There is a huge difference between e-mail and e-mail marketing. Here are the main points you should know.

I was reading Seth Godin’s blog entry called “8 things I wish everyone knew about email” and as Mr. Godin often does, it got me to dig a little deeper. What did I wish everyone knew about e-mail marketing? Remember, there is a huge difference between e-mail and e-mail marketing. The result, for better or worse, is this column.

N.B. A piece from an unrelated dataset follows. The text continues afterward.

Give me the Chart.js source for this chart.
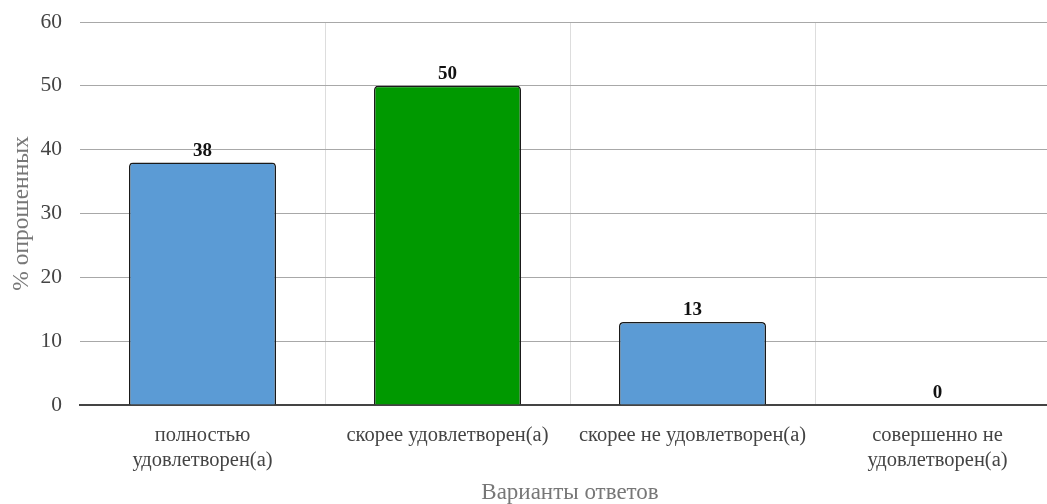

  1. E-mail marketing has a huge ROI but it isn’t automatic. In fact, it takes a lot of hard work, smarts, and creativity to achieve this kind of return on investment. Oh, you have to work hard to track and measure it as well. If you do have a return on investment that would make your CFO happy, be sure to let the CFO know this important fact. Too often e-mail programs (the great and poor ones) stay off the radar.
  2. E-mail creative is very different in almost every element than any other marketing creative, including other digital mediums. Businesses often treat e-mail as an afterthought, using it to drive traffic to their spiffy microsites. Guess what, it shows.

    I asked my company’s director of creative services, Michael Harvey, to summarize this situation and he told me “email doesn’t support a lot of the ‘bells and whistles’ you’d find in more traditional digital media (advanced interactivity, animation, sophisticated/consistent rendering) therefore you have to be even more creative to still produce a dynamic and engaging design.” Which leads us to our next thing I wish everyone knew about.

  3. Your e-mails do not show up looking the exact same way for all of your users. Images don’t magically show up for everyone either. In fact, fellow columnist Jeanne Jennings pointed out only 33 percent of those surveyed by MarketingSherpa have images turned on by default.
  4. CAN-SPAM (and other international spam laws) aside, e-mail marketing occurs when permission is granted. Spam is when there is no opt in. I don’t think permission differs from business to consumer to business to business and I believe e-mail and business rules don’t change either based on who you are sending to. Even if the Harvard Business Review says otherwise.
  5. E-mail marketing managers really want and need management’s approval (just like everyone else in the business world that feels occasionally marginalized or taken for granted). The chief marketing officers of the world should embrace e-mail beyond its quick and easy revenue stream mentality and see it (and its practitioners) as a long-term digital bridge to your best customers.
  6. Even your best customers don’t read really, really long e-mails. Length does matter. The job of most e-mails is to get your attention and solidify that interest and relationship and drive you somewhere else, whether that is a landing page, retail store, white paper library – wherever.
  7. E-mail marketing and marketers want to be your friend. E-mail marketing should be the go-to complementary tool for whatever sales and marketing effort you have in the pipeline. Need traffic to your new website? E-mail can assist. Can’t get above a few Twitter followers on that corporate account? Enlist e-mail to demonstrate why someone should follow you. E-mail is the digital glue for any company and ensure that you consider it well before any campaign launch.
  8. To grow your list, you have to make it easily accessible at any customer touch point, make the process seamless, and offer a compelling value proposition. I haven’t seen many companies grow their e-mail database in a significant fashion through burying their forms, failing to provide a clear idea of what a user would get should they sign up, or generally any reason to opt in.

What would you add to this list for anyone who needs to know something that matters in the e-mail marketing world?